If you convert invalid input bytes nn to U+EEnn, then you can't reverse U+EEnn back to bytes nn without also converting correctly encoded U+EEnn that would have been present on the original input stream.
So I don't call that "roundtripping" (the conversion is not fully bijective), but "substitution" as this conversion CANNOT be safely reversed. Such substituion is one-way only.
The only way to perform roundtripping of invalid input bytes to internal code units, is to convert these bytes to invalid sequences of code units for internal processing. This way you are certain that internal processing code units (even if they are invalid) will not be equal to other valid internal code units that could be reversed illegally to invalid output bytes (doing so would!

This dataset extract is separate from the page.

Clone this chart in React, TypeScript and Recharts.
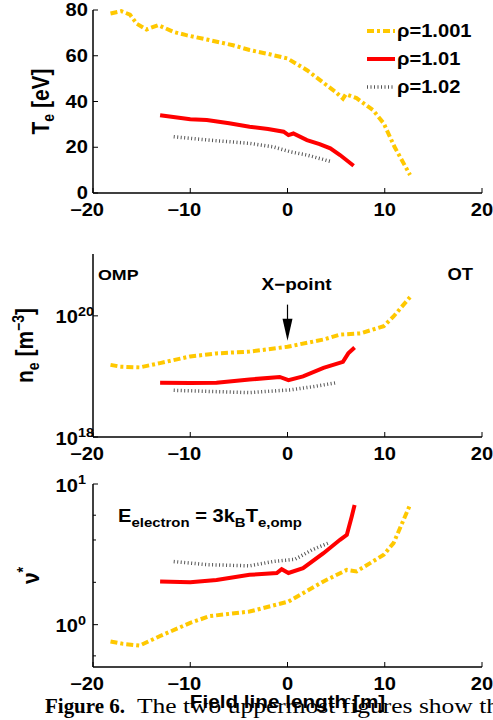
import React from 'react';
import { LineChart, Line, XAxis, YAxis, Legend, ReferenceDot } from 'recharts';

// field line length ticks and panel ticks
const xTicks = [-20, -10, 0, 10, 20];
const teTicks = [0, 20, 40, 60, 80];
const neTicks = [1e18, 1e20];
const nuTicks = [0.6, 0.7, 0.8, 0.9, 1, 2, 3, 4, 5, 6, 7, 8, 9, 10];

// Te [eV]
const te1X = [-18.2, -17.1, -16.2, -15.5, -14.5, -13.3, -11.7, -10.4, -8.3, -5.6, -3.9, -2, 0, 2, 4, 5, 5.7, 6.0, 7.1, 8.8, 9.9, 11, 12.6];
const te1Y = [78.5, 79.5, 78, 74, 71.5, 73.4, 70.4, 69, 67.1, 64.6, 62.5, 60.8, 58.8, 53.7, 47.2, 44, 41.2, 43.2, 41.5, 36.2, 30.4, 20.2, 7.9];
const te2X = [-13.1, -10, -8.3, -6, -3.9, -2, -0.4, 0.1, 0.6, 2, 3.3, 4.4, 5.4, 6.8];
const te2Y = [34, 32.2, 31.9, 30.5, 29, 28, 26.8, 25.3, 26, 23.1, 21.4, 19.5, 16.6, 11.9];
const te3X = [-11.7, -8, -3.9, -1.5, 0.3, 2, 4.5];
const te3Y = [24.6, 23.1, 21.7, 20.2, 18, 16.6, 13.7];

// ne [m^-3]
const ne1X = [-18.2, -17.2, -15.2, -13.1, -10, -7.3, -3.9, 0, 3.7, 5.4, 7.5, 9.9, 10.9, 12.6];
const ne1Y = [1.55e19, 1.45e19, 1.41e19, 1.66e19, 2.14e19, 2.4e19, 2.57e19, 3.09e19, 4.07e19, 4.9e19, 5.13e19, 6.76e19, 9.77e19, 2.04e20];
const ne2X = [-13.1, -10, -7.3, -3.9, -0.8, 0.1, 1.6, 3.7, 5.7, 6.25, 6.9];
const ne2Y = [7.9e18, 7.8e18, 7.9e18, 8.9e18, 9.8e18, 8.7e18, 1.0e19, 1.38e19, 1.74e19, 2.4e19, 3.0e19];
const ne3X = [-11.7, -3.9, 0.3, 2.7, 4.9];
const ne3Y = [5.9e18, 5.4e18, 6.0e18, 6.8e18, 7.8e18];

// collisionality
const nu1X = [-18.2, -16.9, -15.2, -13.1, -10, -8, -3.9, 0.1, 3.7, 6.1, 7.1, 9.9, 10.9, 12.6];
const nu1Y = [0.76, 0.73, 0.71, 0.83, 1.03, 1.15, 1.24, 1.46, 2.03, 2.45, 2.39, 3.14, 3.8, 7.1];
const nu2X = [-13.1, -10, -7.3, -3.9, -1.1, -0.6, 0.1, 1.6, 3.7, 5.4, 6.1, 6.6, 6.9];
const nu2Y = [2.03, 2.0, 2.08, 2.26, 2.33, 2.48, 2.33, 2.52, 3.22, 4.01, 4.35, 5.86, 7.1];
const nu3X = [-11.7, -8.3, -3.9, -1.5, 0.8, 2.5, 4.2];
const nu3Y = [2.81, 2.67, 2.62, 2.81, 2.92, 3.4, 3.8];

const seriesNames = ['\u03c1=1.001', '\u03c1=1.01', '\u03c1=1.02'];
const seriesColors = ['#FFC800', '#FF0000', '#555555'];
const seriesDash = ['7 3 3 3', undefined, '1 2.5'];
const seriesWidth = [4, 4, 3.5];

const F = 'Liberation Sans, Arial, Helvetica, sans-serif';
const SX = 1.15;

const pts = (xs: number[], ys: number[]) => xs.map((x, i) => ({ x, y: ys[i] }));
const fmt = (v: number) => (v < 0 ? `\u2212${-v}` : `${v}`);

const SText = ({ x, y, size, anchor = 'start', rot = false, weight = 'bold', children }: any) => (
  <text
    transform={`translate(${x},${y}) scale(${SX},1)${rot ? ' rotate(-90)' : ''}`}
    textAnchor={anchor}
    fontFamily={F}
    fontWeight={weight}
    fontSize={size}
    fill="#000"
  >
    {children}
  </text>
);

// matlab centres the digits on the tick and lets the minus hang left
const BottomTick = ({ x, y, payload }: any) => (
  <g>
    <line x1={x} x2={x} y1={y} y2={y - 5} stroke="#000" />
    <SText x={payload.value < 0 ? x - 6 : x} y={y + 23} size={17.5} anchor="middle">{fmt(payload.value)}</SText>
  </g>
);
const TopTick = ({ x, y }: any) => <line x1={x} x2={x} y1={y} y2={y + 5} stroke="#000" />;
const LeftTick = ({ x, y, payload }: any) => (
  <g>
    <line x1={x} x2={x + 5} y1={y} y2={y} stroke="#000" />
    <SText x={x - 5} y={y + 6} size={17.5} anchor="end">{payload.value}</SText>
  </g>
);
const RightTick = ({ x, y }: any) => <line x1={x} x2={x - 5} y1={y} y2={y} stroke="#000" />;

const isDecade = (v: number) => Math.abs(Math.log10(v) - Math.round(Math.log10(v))) < 1e-6;
const LogLeftTick = ({ x, y, payload }: any) => {
  const v = payload.value;
  const major = isDecade(v);
  return (
    <g>
      <line x1={x} x2={x + (major ? 5 : 3)} y1={y} y2={y} stroke="#000" />
      {major && (
        <>
          <SText x={x - 15} y={y + 7.5} size={17.5} anchor="end">10</SText>
          <SText x={x - 15} y={y} size={12.5}>{Math.round(Math.log10(v))}</SText>
        </>
      )}
    </g>
  );
};
const LogRightTick = ({ x, y, payload }: any) => (
  <line x1={x} x2={x - (isDecade(payload.value) ? 5 : 3)} y1={y} y2={y} stroke="#000" />
);

const axisLine = { stroke: '#000', strokeWidth: 1.5 };
const W = 493;
const H = 223;
const margin = { top: 10, right: 11, left: 0, bottom: 0 };

const renderLegend = () => (
  <div style={{ fontFamily: F }}>
    {seriesNames.map((n, i) => (
      <div key={n} style={{ display: 'flex', alignItems: 'center', height: 28 }}>
        <svg width={31} height={28}>
          <line x1={1} x2={29} y1={14} y2={14} stroke={seriesColors[i]} strokeWidth={seriesWidth[i]} strokeDasharray={seriesDash[i]} />
        </svg>
        <svg width={90} height={28}>
          <SText x={0} y={20} size={17.5}>{n}</SText>
        </svg>
      </div>
    ))}
  </div>
);

const lines = (a: any[], b: any[], c: any[]) =>
  [a, b, c].map((d, i) => (
    <Line
      key={i}
      data={d}
      dataKey="y"
      name={seriesNames[i]}
      type="linear"
      stroke={seriesColors[i]}
      strokeWidth={seriesWidth[i]}
      strokeDasharray={seriesDash[i]}
      dot={false}
      isAnimationActive={false}
    />
  ));

const xAxes = (bottomLabel?: string) => [
  <XAxis
    key="b"
    xAxisId={0}
    dataKey="x"
    type="number"
    domain={[-20, 20]}
    ticks={xTicks}
    allowDataOverflow
    axisLine={axisLine}
    tickLine={false}
    tickSize={0}
    tickMargin={0}
    height={30}
    tick={BottomTick}
    label={
      bottomLabel
        ? { content: ({ viewBox }: any) => <SText x={viewBox.x + viewBox.width / 2} y={viewBox.y + 41} size={18} anchor="middle">{bottomLabel}</SText> }
        : undefined
    }
  />,
  <XAxis
    key="t"
    xAxisId="top"
    orientation="top"
    dataKey="x"
    type="number"
    domain={[-20, 20]}
    ticks={xTicks}
    axisLine={axisLine}
    tickLine={false}
    tickSize={0}
    tickMargin={0}
    height={0}
    tick={TopTick}
  />,
];

export default function App() {
  return (
    <div style={{ position: 'absolute', left: 0, top: 0, width: W, height: 720, background: '#fff', overflow: 'hidden' }}>
      <div style={{ position: 'absolute', left: 0, top: 0 }}>
        <LineChart width={W} height={H} margin={margin}>
          {xAxes()}
          <YAxis
            type="number"
            domain={[0, 80]}
            ticks={teTicks}
            width={93}
            axisLine={axisLine}
            tickLine={false}
            tickSize={0}
            tickMargin={0}
            tick={LeftTick}
            label={{
              content: ({ viewBox }: any) => (
                <SText x={49} y={viewBox.y + viewBox.height / 2} size={21} anchor="middle" rot>
                  T<tspan dy={4} fontSize={14}>e</tspan><tspan dy={-4}> [eV]</tspan>
                </SText>
              ),
            }}
          />
          <YAxis yAxisId="r" orientation="right" type="number" domain={[0, 80]} ticks={teTicks} width={0} axisLine={axisLine} tickLine={false} tickSize={0} tickMargin={0} tick={RightTick} />
          {lines(pts(te1X, te1Y), pts(te2X, te2Y), pts(te3X, te3Y))}
          <Legend
            layout="horizontal"
            verticalAlign="middle"
            align="center"
            content={renderLegend}
            wrapperStyle={{ position: 'absolute', left: 366, top: 17, width: 125 }}
          />
        </LineChart>
      </div>

      <div style={{ position: 'absolute', left: 0, top: 244 }}>
        <LineChart width={W} height={H} margin={margin}>
          {xAxes()}
          <YAxis
            type="number"
            scale="log"
            domain={[1e18, 1.05e21]}
            ticks={neTicks}
            allowDataOverflow
            width={93}
            axisLine={axisLine}
            tickLine={false}
            tickSize={0}
            tickMargin={0}
            tick={LogLeftTick}
            label={{
              content: ({ viewBox }: any) => (
                <SText x={33} y={viewBox.y + viewBox.height / 2} size={21} anchor="middle" rot>
                  n<tspan dy={5} fontSize={14}>e</tspan><tspan dy={-5}> [m</tspan><tspan dy={-8} fontSize={14}>{'\u22123'}</tspan><tspan dy={8}>]</tspan>
                </SText>
              ),
            }}
          />
          <YAxis yAxisId="r" orientation="right" type="number" scale="log" domain={[1e18, 1.05e21]} ticks={neTicks} allowDataOverflow width={0} axisLine={axisLine} tickLine={false} tickSize={0} tickMargin={0} tick={LogRightTick} />
          {lines(pts(ne1X, ne1Y), pts(ne2X, ne2Y), pts(ne3X, ne3Y))}
          <ReferenceDot
            x={0}
            y={3.9e19}
            ifOverflow="visible"
            shape={({ cx, cy }: any) => (
              <g>
                <line x1={cx} x2={cx} y1={cy - 36} y2={cy - 20} stroke="#000" strokeWidth={1.2} />
                <polygon points={`${cx - 5},${cy - 22} ${cx + 5},${cy - 22} ${cx},${cy}`} fill="#000" />
                <SText x={cx + 9} y={cy - 51} size={16.5} anchor="middle">{'X\u2212point'}</SText>
              </g>
            )}
          />
          <ReferenceDot
            x={-20}
            y={1.05e21}
            ifOverflow="visible"
            shape={({ cx, cy }: any) => (
              <g>
                <SText x={cx + 5} y={cy + 26} size={15.5}>OMP</SText>
                <SText x={cx + 380} y={cy + 26} size={16} anchor="end">OT</SText>
              </g>
            )}
          />
        </LineChart>
      </div>

      <div style={{ position: 'absolute', left: 0, top: 464 }}>
        <LineChart width={W} height={H + 30} margin={{ ...margin, top: 20, bottom: 20 }}>
          {xAxes('Field line length [m]')}
          <YAxis
            type="number"
            scale="log"
            domain={[0.5, 10]}
            ticks={nuTicks}
            allowDataOverflow
            width={93}
            axisLine={axisLine}
            tickLine={false}
            tickSize={0}
            tickMargin={0}
            tick={LogLeftTick}
            label={{
              content: ({ viewBox }: any) => (
                <SText x={39} y={viewBox.y + viewBox.height / 2} size={21} anchor="middle" rot>
                  {'\u03bd'}<tspan dy={-9} fontSize={14}>*</tspan>
                </SText>
              ),
            }}
          />
          <YAxis yAxisId="r" orientation="right" type="number" scale="log" domain={[0.5, 10]} ticks={nuTicks} allowDataOverflow width={0} axisLine={axisLine} tickLine={false} tickSize={0} tickMargin={0} tick={LogRightTick} />
          {lines(pts(nu1X, nu1Y), pts(nu2X, nu2Y), pts(nu3X, nu3Y))}
          <ReferenceDot
            x={-20}
            y={10}
            ifOverflow="visible"
            shape={({ cx, cy }: any) => (
              <SText x={cx + 25} y={cy + 38} size={17.5}>
                E<tspan dy={5} fontSize={13}>electron</tspan><tspan dy={-5}> = 3k</tspan><tspan dy={5} fontSize={13}>B</tspan><tspan dy={-5}>T</tspan><tspan dy={5} fontSize={13}>e,omp</tspan>
              </SText>
            )}
          />
        </LineChart>
      </div>

      <svg style={{ position: 'absolute', left: 0, top: 690 }} width={W} height={30}>
        <text y={23} fontFamily="Liberation Serif, Times New Roman, serif" fontSize={20} fill="#000">
          <tspan x={45} fontWeight="bold" textLength={80} lengthAdjust="spacingAndGlyphs">Figure 6.</tspan>
        </text>
        <text x={137} y={23} fontFamily="Liberation Serif, Times New Roman, serif" fontSize={20} fill="#000" textLength={362} lengthAdjust="spacingAndGlyphs">
          The two uppermost figures show th
        </text>
      </svg>
    </div>
  );
}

So if an input can contain invalid bytes in the UTF-8 stream, these bytes must be converted (if full roundtripping is needed) to invalid sequences of code units (with an extended UTF-16 internal processing, one can use 0xFFFE and 0xFFFF as markers before an isolated trailing surrogate; with an extended UTF-16 internal processing, one can use code units above 0x10FFFF). Doing this does not even require any private agreement.

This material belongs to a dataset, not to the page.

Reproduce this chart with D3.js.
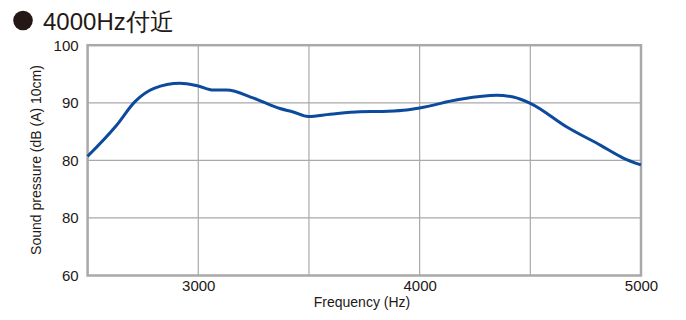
<!DOCTYPE html>
<html>
<head>
<meta charset="utf-8">
<script src="https://cdn.jsdelivr.net/npm/d3@7"></script>
<style>
  body { margin: 0; background: #fff; }
  svg text { font-family: "Liberation Sans", Arial, sans-serif; fill: #231815; }
</style>
</head>
<body>
<svg id="chart" width="686" height="320"></svg>
<script>
// curve
const freqs = [2500, 2631, 2714, 2800, 2917, 3000, 3068, 3128, 3250, 3369, 3429, 3497, 3595, 3730, 3830, 3926, 4000, 4182, 4348, 4423, 4500, 4665, 4818, 4920, 5000]
const spl   = [80.7, 86.1, 90.2, 92.5, 93.4, 92.9, 92.2, 92.2, 90.8, 89.0, 88.4, 87.6, 88.0, 88.45, 88.5, 88.7, 89.1, 90.6, 91.3, 91.0, 89.9, 85.8, 82.6, 80.4, 79.2]
const xTicks = [3000, 4000, 5000]
const xGrid = [3000, 3500, 4000, 4500]
const yTicks = [100, 90, 80, 70, 60]
const yTickLabels = ['100', '90', '80', '80', '60']  // the original really says 80 twice

const pLeft = 87.6, pRight = 641, pTop = 45.2, pBottom = 275.5

const svg = d3.select('#chart')

const x = d3.scaleLinear().domain([2500, 5000]).range([pLeft, pRight])
const y = d3.scaleLinear().domain([60, 100]).range([pBottom, pTop])

// title
svg.append('circle').attr('cx', 23).attr('cy', 20.5).attr('r', 9.8).attr('fill', '#231815')
svg.append('text').attr('x', 43).attr('y', 30).attr('font-size', 24).text('4000Hz付近')

// grid
const grid = svg.append('g')
grid.selectAll('.vg').data(xGrid).enter().append('line')
    .attr('x1', d => x(d)).attr('x2', d => x(d))
    .attr('y1', pTop).attr('y2', pBottom)
    .attr('stroke', '#a9a9a9').attr('stroke-width', 1.2)
grid.selectAll('.hg').data(yTicks.slice(1, -1)).enter().append('line')
    .attr('x1', pLeft).attr('x2', pRight)
    .attr('y1', d => y(d)).attr('y2', d => y(d))
    .attr('stroke', '#a9a9a9').attr('stroke-width', 1.2)

// frame
svg.append('rect').attr('x', pLeft).attr('y', pTop)
    .attr('width', pRight - pLeft).attr('height', pBottom - pTop)
    .attr('fill', 'none').attr('stroke', '#a9a9a9').attr('stroke-width', 2.5)

// axes (labels only)
const yAxis = d3.axisLeft(y).tickValues(yTicks).tickSize(0).tickPadding(9)
    .tickFormat((d, i) => yTickLabels[i])
const gy = svg.append('g').attr('transform', 'translate(' + pLeft + ',0)').call(yAxis)
gy.select('.domain').remove()
gy.selectAll('text').attr('font-size', 15).attr('font-family', '"Liberation Sans", Arial, sans-serif').attr('fill', '#231815')

const xAxis = d3.axisBottom(x).tickValues(xTicks).tickSize(0).tickPadding(5).tickFormat(d3.format('d'))
const gx = svg.append('g').attr('transform', 'translate(0,' + pBottom + ')').call(xAxis)
gx.select('.domain').remove()
gx.selectAll('text').attr('font-size', 15).attr('font-family', '"Liberation Sans", Arial, sans-serif').attr('fill', '#231815')

svg.append('text').attr('x', 362).attr('y', 307).attr('text-anchor', 'middle')
    .attr('font-size', 14).text('Frequency (Hz)')
svg.append('text').attr('transform', 'translate(41,160) rotate(-90)').attr('text-anchor', 'middle')
    .attr('font-size', 14).text('Sound pressure (dB (A) 10cm)')

// curve
const line = d3.line().x((d, i) => x(freqs[i])).y(d => y(d)).curve(d3.curveMonotoneX)
svg.append('path').datum(spl).attr('d', line)
    .attr('fill', 'none').attr('stroke', '#0b4a9c').attr('stroke-width', 3)
    .attr('stroke-linejoin', 'round')
</script>
</body>
</html>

Same thing if processing UTF-16BE or UTF16-LE input streams with invalid byte sequences: the internal processing can be performed in UTF-8 or UTF-32 using invalid sequences of 8-bit or 32-bit code units.

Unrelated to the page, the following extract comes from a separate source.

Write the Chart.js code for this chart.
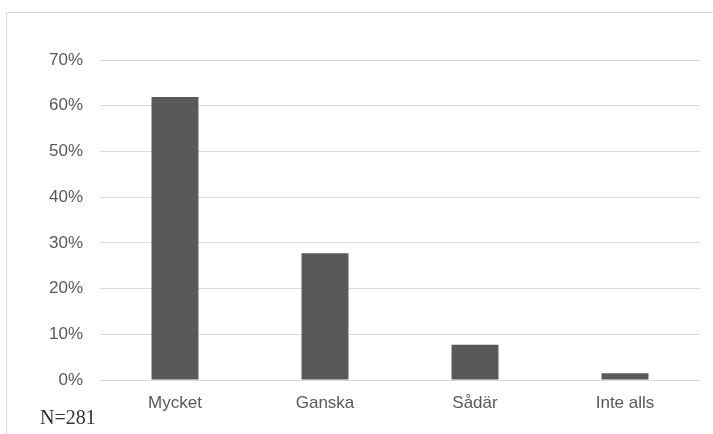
<!DOCTYPE html>
<html>
<head>
<meta charset="utf-8">
<script src="https://cdn.jsdelivr.net/npm/chart.js@4"></script>
<style>
  html, body { margin: 0; padding: 0; background: #fff; overflow: hidden; }
  #frame { position: absolute; left: 6px; top: 12px; width: 720px; height: 440px; border: 1px solid #d9d9d9; }
  #wrap { position: absolute; left: 0; top: 0; width: 713px; height: 434px; }
</style>
</head>
<body>
<div id="frame"></div>
<div id="wrap"><canvas id="chart" width="713" height="434"></canvas></div>
<script>
const categories = ['Mycket', 'Ganska', 'Sådär', 'Inte alls'];
const shares = [61.9, 27.7, 7.7, 1.5];
const noteText = 'N=281';

const notePlugin = {
  id: 'note',
  afterDraw(chart) {
    const ctx = chart.ctx;
    ctx.save();
    ctx.font = '20px "Liberation Serif", "Times New Roman", serif';
    ctx.fillStyle = '#333';
    ctx.textBaseline = 'alphabetic';
    ctx.fillText(noteText, 40, 424);
    ctx.restore();
  }
};

const ctx = document.getElementById('chart').getContext('2d');
new Chart(ctx, {
  type: 'bar',
  data: {
    labels: categories,
    datasets: [{
      data: shares,
      backgroundColor: '#595959',
      barPercentage: 0.313,
      categoryPercentage: 1
    }]
  },
  options: {
    responsive: false,
    animation: false,
    layout: { padding: { top: 60, right: 13, left: 0, bottom: 0 } },
    plugins: { legend: { display: false }, tooltip: { enabled: false } },
    scales: {
      x: {
        grid: { display: false },
        border: { display: false },
        ticks: { color: '#595959', font: { family: '"Liberation Sans", Arial, sans-serif', size: 17 }, padding: 5 },
        afterFit(s) { s.height = 54; }
      },
      y: {
        min: 0,
        max: 70,
        grid: { color: '#d9d9d9', lineWidth: 1, drawTicks: false },
        border: { display: false },
        ticks: {
          stepSize: 10,
          color: '#595959',
          font: { family: '"Liberation Sans", Arial, sans-serif', size: 17 },
          padding: 17,
          callback: v => v + '%'
        },
        afterFit(s) { s.width = 100; }
      }
    }
  },
  plugins: [notePlugin]
});
</script>
</body>
</html>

----- Original Message ----- From: "Mark Davis" <[EMAIL PROTECTED]>
To: "Kenneth Whistler" <[EMAIL PROTECTED]>; <[EMAIL PROTECTED]>
Cc: <[EMAIL PROTECTED]>
Sent: Monday, December 13, 2004 11:04 PM
Subject: Re: Roundtripping in Unicode
Ken is absolutely right. It would be theoretically possible to add 128 code
points that would allow one to roundtrip a bytestream after passing through
a UTF-8 <=> UTF-32 conversion. (For that matter, it would be possible to add
2048 code points that would allow the same for a 16-bit data stream.)